[cheetobandito]

I'm making a small game with a Asteroids-like physics engine. I have movement and whatnot implemented. I recently created a particle engine that spits out some red stuff that sorta looks like exhaust.
So the particle engine that I construct has an emitter location that I can define. I can easily place this location in the center of the ship, but I can't seem to figure out how to place it at the tail end of the ship where the logical place for a thruster to be.
My idea was to have a 2d vector that can hold offset and rotate that offset based on the center of the ship texture. The process makes sense when I think about it, and I believe it'll work. But I just can't seem to implement it.

I'm at work and this problem has been bothered me, and I just now decided to reach out for help. I can add code details later when I get home.

[BBeck]

Here you go:

public Vector2 RotatePoint(float X, float Y, float TurnAngle)
{
  Vector2 Result
  Result.x = X * (float)Math.Cos(TurnAngle) - Y * (float)Math.Sin(TurnAngle);
  Result.y = X * (float)Math.Sin(TurnAngle) + Y * (float)Math.Cos(TurnAngle); 
  return Result;
}

public Vector2 RotatePoint(Vector2 VectorToRotate, float TurnAngle)
{
  Vector2 Result
  Result.x = VectorToRotate.X * (float)Math.Cos(TurnAngle) - VectorToRotate.Y * (float)Math.Sin(TurnAngle);
  Result.y = VectorToRotate.X * (float)Math.Sin(TurnAngle) + VectorToRotate.Y * (float)Math.Cos(TurnAngle); 
  result Result;
}

Problem solved. :-)

I love answering the rotation question. Incidently, I don't remember those formula's off the top of my head.
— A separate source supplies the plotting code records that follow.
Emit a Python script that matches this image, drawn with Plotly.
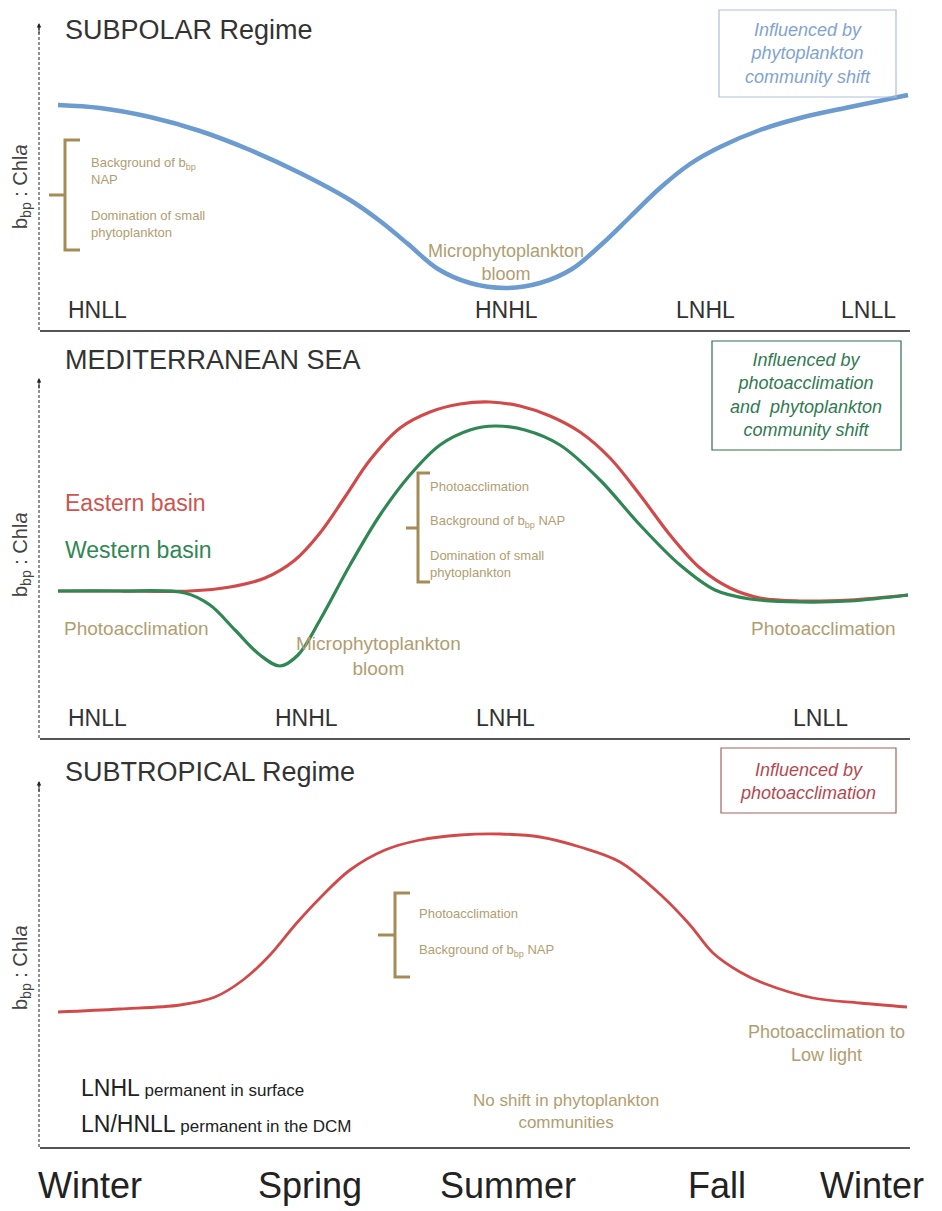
import plotly.graph_objects as go

# ---------------- data (arbitrary units) ----------------
# x: position along the seasonal cycle (0 .. 87), y: relative bbp:Chla
subpolar_x = [1.8, 6.0, 11.0, 16.0, 21.0, 26.0, 31.0, 34.0, 36.8, 39.8, 43.0, 46.5, 50.0, 53.2, 56.2, 59.0, 62.0, 65.0, 68.0, 72.0, 76.0, 81.0, 86.8]
subpolar_y = [22.5, 22.2, 21.3, 19.9, 18.0, 15.7, 13.0, 10.9, 8.6, 6.1, 4.7, 4.2, 4.7, 6.1, 8.6, 11.3, 14.2, 16.6, 18.3, 20.0, 21.2, 22.3, 23.5]

east_x = [1.8, 8.0, 15.0, 19.0, 22.5, 25.5, 28.0, 30.5, 33.0, 36.0, 39.0, 42.0, 45.0, 48.0, 51.0, 54.0, 57.0, 60.0, 63.0, 66.0, 69.0, 72.0, 76.0, 81.0, 86.8]
east_y = [14.7, 14.7, 14.7, 15.1, 16.0, 17.8, 20.5, 24.1, 27.8, 31.0, 32.6, 33.4, 33.6, 33.2, 32.2, 30.6, 28.0, 24.3, 20.3, 17.0, 15.0, 14.0, 13.7, 13.8, 14.3]

west_x = [1.8, 8.0, 14.5, 17.0, 19.5, 22.0, 24.0, 25.8, 28.0, 31.0, 34.0, 37.0, 40.0, 43.0, 45.5, 48.5, 52.0, 56.0, 60.0, 64.0, 67.5, 71.0, 76.0, 81.0, 86.8]
west_y = [14.7, 14.7, 14.5, 13.3, 10.8, 8.3, 7.2, 8.3, 11.8, 17.3, 22.3, 26.3, 29.3, 30.8, 31.2, 30.8, 29.3, 25.8, 21.3, 17.3, 14.8, 13.9, 13.6, 13.7, 14.3]

subtrop_x = [1.8, 8.0, 14.0, 17.5, 20.3, 23.0, 25.5, 28.0, 31.0, 34.5, 38.0, 42.0, 46.0, 50.0, 54.0, 58.0, 62.3, 65.0, 67.3, 70.0, 72.3, 77.3, 82.0, 86.7]
subtrop_y = [13.5, 13.8, 14.2, 15.0, 16.7, 19.2, 22.2, 24.9, 27.7, 29.7, 30.7, 31.2, 31.3, 31.0, 30.0, 28.5, 25.0, 22.2, 19.4, 17.5, 16.4, 14.9, 14.4, 14.0]

season_labels = ["Winter", "Spring", "Summer", "Fall", "Winter"]
subpolar_regimes = ["HNLL", "HNHL", "LNHL", "LNLL"]
med_regimes = ["HNLL", "HNHL", "LNHL", "LNLL"]

# ---------------- layout helpers ----------------
W, H = 942, 1211


def px(x):
    return x / W


def py(y):
    return 1 - y / H


BLUE = "#6b9bcf"
RED = "#d2494a"
GREEN = "#2f8753"
TAN = "#b29d70"
BRACE = "#a58b55"
DARK = "#333333"
FONT = "Liberation Sans, Arial, sans-serif"

XDOM = [px(40), px(910)]
panels = [  # (top px, bottom px)
    (25, 330),
    (380, 738),
    (783, 1147),
]

fig = go.Figure()

fig.add_trace(go.Scatter(x=subpolar_x, y=subpolar_y, mode="lines",
                         line=dict(color=BLUE, width=4.5, shape="spline", smoothing=1.0),
                         xaxis="x", yaxis="y", hoverinfo="skip"))
fig.add_trace(go.Scatter(x=east_x, y=east_y, mode="lines",
                         line=dict(color=RED, width=3.2, shape="spline", smoothing=1.0),
                         xaxis="x2", yaxis="y2", hoverinfo="skip"))
fig.add_trace(go.Scatter(x=west_x, y=west_y, mode="lines",
                         line=dict(color=GREEN, width=3.2, shape="spline", smoothing=1.0),
                         xaxis="x2", yaxis="y2", hoverinfo="skip"))
fig.add_trace(go.Scatter(x=subtrop_x, y=subtrop_y, mode="lines",
                         line=dict(color=RED, width=2.8, shape="spline", smoothing=1.0),
                         xaxis="x3", yaxis="y3", hoverinfo="skip"))

axis_common = dict(showgrid=False, zeroline=False, showticklabels=False, ticks="")
layout_axes = {}
for i, (top, bot) in enumerate(panels, start=1):
    sfx = "" if i == 1 else str(i)
    layout_axes["xaxis" + sfx] = dict(axis_common, domain=XDOM, range=[0, 87],
                                      anchor="y" + sfx, showline=True,
                                      linecolor="#555555", linewidth=2)
    layout_axes["yaxis" + sfx] = dict(axis_common, domain=[py(bot), py(top)],
                                      range=[0, (bot - top) / 10.0],
                                      anchor="x" + sfx, showline=False)

shapes = []
annotations = []

# dashed y-axis lines with arrows
for (top, bot) in panels:
    shapes.append(dict(type="line", xref="paper", yref="paper",
                       x0=px(39), x1=px(39), y0=py(bot), y1=py(top),
                       line=dict(color="#222222", width=1, dash="3px,2px")))
    annotations.append(dict(xref="paper", yref="paper", x=px(39), y=py(top - 2),
                            ax=0, ay=12, text="", showarrow=True, arrowhead=2,
                            arrowsize=0.9, arrowwidth=1, arrowcolor="#222222"))

# y-axis titles
for yc in [187, 555, 968]:
    annotations.append(dict(xref="paper", yref="paper", x=px(21), y=py(yc),
                            xanchor="center", yanchor="middle",
                            text="b<sub>bp</sub> : Chl<i>a</i>", showarrow=False,
                            textangle=-90, font=dict(family=FONT, size=20, color="#444444")))


def txt(x, y, text, size, color=DARK, xanchor="left", italic=False, family=FONT):
    annotations.append(dict(xref="paper", yref="paper", x=px(x), y=py(y),
                            text=text, showarrow=False, xanchor=xanchor, yanchor="middle",
                            align="center" if xanchor == "center" else "left",
                            font=dict(family=family, size=size, color=color,
                                      style="italic" if italic else "normal")))


def brace(x, top, bot, mid, hook, tick):
    path = (f"M {px(hook)} {py(top)} L {px(x)} {py(top)} L {px(x)} {py(bot)} "
            f"L {px(hook)} {py(bot)} M {px(x)} {py(mid)} L {px(tick)} {py(mid)}")
    shapes.append(dict(type="path", xref="paper", yref="paper", path=path,
                       line=dict(color=BRACE, width=3)))


def box(x0, y0, x1, y1, color):
    shapes.append(dict(type="rect", xref="paper", yref="paper",
                       x0=px(x0), x1=px(x1), y0=py(y1), y1=py(y0),
                       line=dict(color=color, width=1.2), fillcolor="rgba(0,0,0,0)"))


# ---------------- panel 1: SUBPOLAR ----------------
txt(63, 30, "SUBPOLAR Regime", 27)
box(719, 10, 896, 97, "#aebfd8")
txt(808, 53, "Influenced by<br>phytoplankton<br>community shift", 18, color="#7fa3cf",
    xanchor="center", italic=True)
brace(65, 140, 250, 195, 80, 49)
txt(89, 171, "Background of b<sub>bp</sub><br>NAP", 13, color=TAN)
txt(89, 224, "Domination of small<br>phytoplankton", 13, color=TAN)
txt(506, 262, "Microphytoplankton<br>bloom", 18, color=TAN, xanchor="center")
for lab, xc in zip(subpolar_regimes, [97, 506, 705, 868]):
    txt(xc, 310, lab, 23, xanchor="center")

# ---------------- panel 2: MEDITERRANEAN ----------------
txt(63, 360, "MEDITERRANEAN SEA", 27)
box(712, 341, 901, 450, "#2f6e4f")
txt(806, 395, "Influenced by<br>photoacclimation<br>and  phytoplankton<br>community shift", 18,
    color="#2f7a50", xanchor="center", italic=True)
txt(63, 503, "Eastern basin", 23, color="#cc5550")
txt(63, 550, "Western basin", 23, color=GREEN)
txt(62, 628, "Photoacclimation", 19, color=TAN)
txt(378, 656, "Microphytoplankton<br>bloom", 19, color=TAN, xanchor="center")
txt(823, 628, "Photoacclimation", 19, color=TAN, xanchor="center")
brace(418, 473, 582, 528, 430, 406)
txt(428, 486, "Photoacclimation", 13, color=TAN)
txt(428, 521, "Background of b<sub>bp</sub> NAP", 13, color=TAN)
txt(428, 564, "Domination of small<br>phytoplankton", 13, color=TAN)
for lab, xc in zip(med_regimes, [97, 306, 505, 820]):
    txt(xc, 718, lab, 23, xanchor="center")

# ---------------- panel 3: SUBTROPICAL ----------------
txt(63, 772, "SUBTROPICAL Regime", 27)
box(721, 748, 896, 813, "#a7625f")
txt(808, 781, "Influenced by<br>photoacclimation", 18, color="#b5484f",
    xanchor="center", italic=True)
brace(395, 893, 977, 935, 410, 378)
txt(417, 913, "Photoacclimation", 13, color=TAN)
txt(417, 950, "Background of b<sub>bp</sub> NAP", 13, color=TAN)
txt(826, 1043, "Photoacclimation to<br>Low light", 18, color=TAN, xanchor="center")
txt(566, 1111, "No shift in phytoplankton<br>communities", 17, color=TAN, xanchor="center")
txt(79, 1088, "LNHL<span style='font-size:17px'> permanent in surface</span>", 23, color="#222222")
txt(79, 1124, "LN/HNLL<span style='font-size:17px'> permanent in the DCM</span>", 23, color="#222222")

# ---------------- season labels ----------------
for lab, xc in zip(season_labels, [90, 310, 508, 717, 872]):
    txt(xc, 1185, lab, 36, color="#222222", xanchor="center")

fig.update_layout(
    width=W, height=H,
    margin=dict(l=0, r=0, t=0, b=0),
    paper_bgcolor="white", plot_bgcolor="white",
    showlegend=False,
    font=dict(family=FONT, color=DARK),
    shapes=shapes, annotations=annotations,
    **layout_axes,
)

fig.write_html("out.html")
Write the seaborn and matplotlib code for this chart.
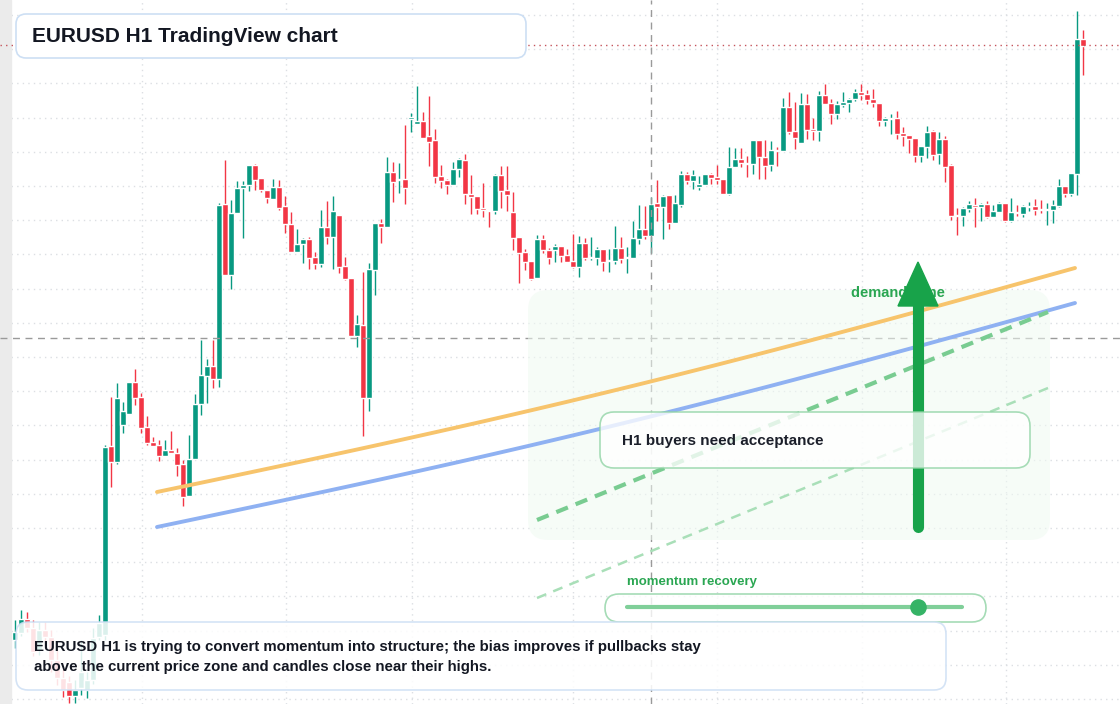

I had to go look them up on my website.

http://xna-3d-101.co...s/Matrices.html


Incidently, I went through those formula's once, pulled them apart and did a proof to prove they work (really to understand why they work). All I can say is don't do it. It requires almost everything in a college trig book to prove them. The formulas are in the back of the book and you have to work all the way through almost everything in the trig text book back to the front in order to prove them. It's ugly ugly ugly.

Anyway, in 3D you have the nice rotation formulas inside the rotation matrices. You "could" use them by doing a z-rotation matrix and then converting the vector to 3D and keeping the z at zero at all times. In otherwords, move it to 3D, rotate it using matrices, and then bring it back.

But under the hood the rotation matrices are using the formulas above. That's why you have 3 rotation matrices: the formula is 2D, so in order to rotate in 3D you have to apply the 2D formula on every axis seperately (or use quaternions).

So, the formula above is all you need. But there's a catch. If you pay close attention you will notice that the formula's above rotate around the origin (x=0,y=0). You can't really change that. All you can do is move the center of rotation to the origin, rotate, and then move it back. If you do that all before the draw, no one will ever know you moved it around. Even if you mathematically change the formulas, all you will be doing is including the movement to the origin in the formula. This also applies to rotations in 3D space as well.

You really have two rotation options and both use this same formula. One option is to orbit around a given point, and the other option is to rotate around the center. Everything else should basically be a combination of those.

If you want to orbit, move the object's orbit point back to the origin, rotate, and move it back so that the object's center of orbit goes back to the exact same spot.

If you want to spin around a center, move the center to the origin, rotate, and move it back so that the object's center goes back to the same place.

Just do your rotations between draw calls and no one will know you are moving to the origin and back.

Mathematically, this is the only way it can be done other than using something like quaternions which is totally inappropriate for this. You use quaternions for 3D rotation due to specific problems that occur in 3D only.

P.S. Oh. You could make a vector for the offset and rotate the vector (which always has it's tail at the origin) using these formulas. I would keep the vector normalized (length of one) so that it only represents a direction and not an amount.

If you add that offset vector to the position vector your answer will be a vector that contains the position at the offset.

(I wonder what they were thinking when they failed to include a 2D rotation method in XNA...)

Oh. And don't forget that TurnAngle above is measured in radians.

This post has been edited by BBeck: 02 October 2012 - 09:59 AM

[cheetobandito]

Thanks BBeck,

I think I'm going to have to read this reply a couple times in front of the project to really understand...but I believe you've sent me on the right track. Thanks!